I’m with other pp’s that you were totally reasonable here! Next time though I would have taken care of it myself. If you go upstairs and he’s trashed your stuff instead of going to his mom just deal with it on your own. I’m not saying punish him or anything like that, but many kids respond well to a good talking to from a beloved auntie- they hate to disappoint! sit him down, ask him why he thought it was ok to touch/throw/damage your stuff, reinforce that it’s not his things to do with however he wants, he has hurt your feelings your things  and you thought he was such a good boy but good boys don’t do that- and make him clean it up with supervision. 

Mom is not helping by just cleaning it up herself, or staying on the phone and not parenting (not saying 24/7 but in this instance). i don’t really see how mom could get angry at you if you are not punishing the kiddos, but talking to them and making them cleanup after themselves…. Maybe he will react well next time after you talk to him, and mom will see she needs to put a little more effort in…. Kids need rules and consequences and they really do thrive when they are given those- plus, they don’t walk all over ya then! =)

Post # 13
Member
6893 posts
Busy Beekeeper

Your sister sounds pretty irresponsible, and she and her son owe you a big apology.  But if in your fury and frustration you yelled at her,  you may owe her an apology as well.  When people are put on the defensive, it can be hard to admit that they were wrong or at fault.  It’s possible she would have reacted differently if you weren’t already so mad. 

After the incident, you could have asked your sister to take him home, and followed up with a serious discussion when you were calmer.

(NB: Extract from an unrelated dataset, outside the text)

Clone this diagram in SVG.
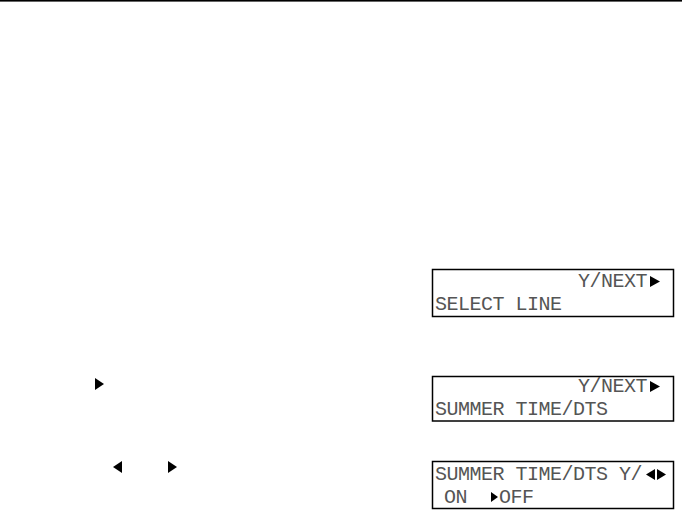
<svg xmlns="http://www.w3.org/2000/svg" width="682" height="510" viewBox="0 0 682 510">
<style>
.box{fill:none;stroke:#000;stroke-width:1.5}
.lcd{font-family:"Liberation Mono","DejaVu Sans Mono",monospace;font-size:20px;fill:#555;letter-spacing:-0.5px}
.tri{fill:#000}
</style>
<rect x="0" y="0" width="682" height="1.6" fill="#000"/>
<g id="arrow-right-key">
<polygon class="tri" points="95,378 104,384 95,390"/>
</g>
<g id="arrow-left-right-keys">
<polygon class="tri" points="122,461 113,467 122,473"/>
<polygon class="tri" points="168,461 177,467 168,473"/>
</g>
<g id="display1">
<rect class="box" x="432.5" y="269.5" width="241" height="47"/>
<text class="lcd" x="578" y="287">Y/NEXT</text>
<polygon class="tri" points="650,276 660,281.5 650,287"/>
<text class="lcd" x="435" y="310">SELECT LINE</text>
</g>
<g id="display2">
<rect class="box" x="432.5" y="376.5" width="241" height="44.5"/>
<text class="lcd" x="578" y="392">Y/NEXT</text>
<polygon class="tri" points="650,381 660,386.5 650,392"/>
<text class="lcd" x="435" y="415">SUMMER TIME/DTS</text>
</g>
<g id="display3">
<rect class="box" x="432.5" y="461.5" width="241" height="47"/>
<text class="lcd" x="435" y="480">SUMMER TIME/DTS Y/</text>
<polygon class="tri" points="655,469 646,474.5 655,480"/>
<polygon class="tri" points="657,469 666,474.5 657,480"/>
<text class="lcd" x="444" y="503">ON</text>
<polygon class="tri" points="491,492 498,497 491,502"/>
<text class="lcd" x="499" y="503">OFF</text>
</g>
</svg>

I can hardly blame you for being upset, though. I would be too. 

There may or may not be developmental disorders in play.  I can’t count how many times I’ve seen people in denial and the school districts miss the boat.  But according to you this is not a one time event and the kids are spoiled.  By definition that’s a behavior issue.

Post # 14
Member
2782 posts
Sugar bee
  • Wedding: November 2013

sharontobemarried:  Honestly, I’d stop stressing about it- you can decide if you want her and her kids to come over anymore, or not.  Especially with you being pregnant– I understand that the situation was frustrating, but you have more control over it than you think.

You can’t “train” your sister’s kids to behave as you want them to– and you can only say so much to her– she’s either going to listen, or not. 

 

Not a situation wirth stressing over.

Post # 15
Member
1750 posts
Buzzing bee

You can’t really do anything about the child’s behavior or his mom’s behavior, but you can control who you allow to be a guest in your house. Don’t let them into your house anymore. 

He may have some developmental issues, but that’s neither here nor there — he’s damaging your property, his mom isn’t responding, and you don’t have to put up with any of it. 

I wouldn’t let either of them come over. Any meet-ups or play-dates would take place outside of the house and off of my property, and I’d be careful about what electronics I have on me when I’m around him.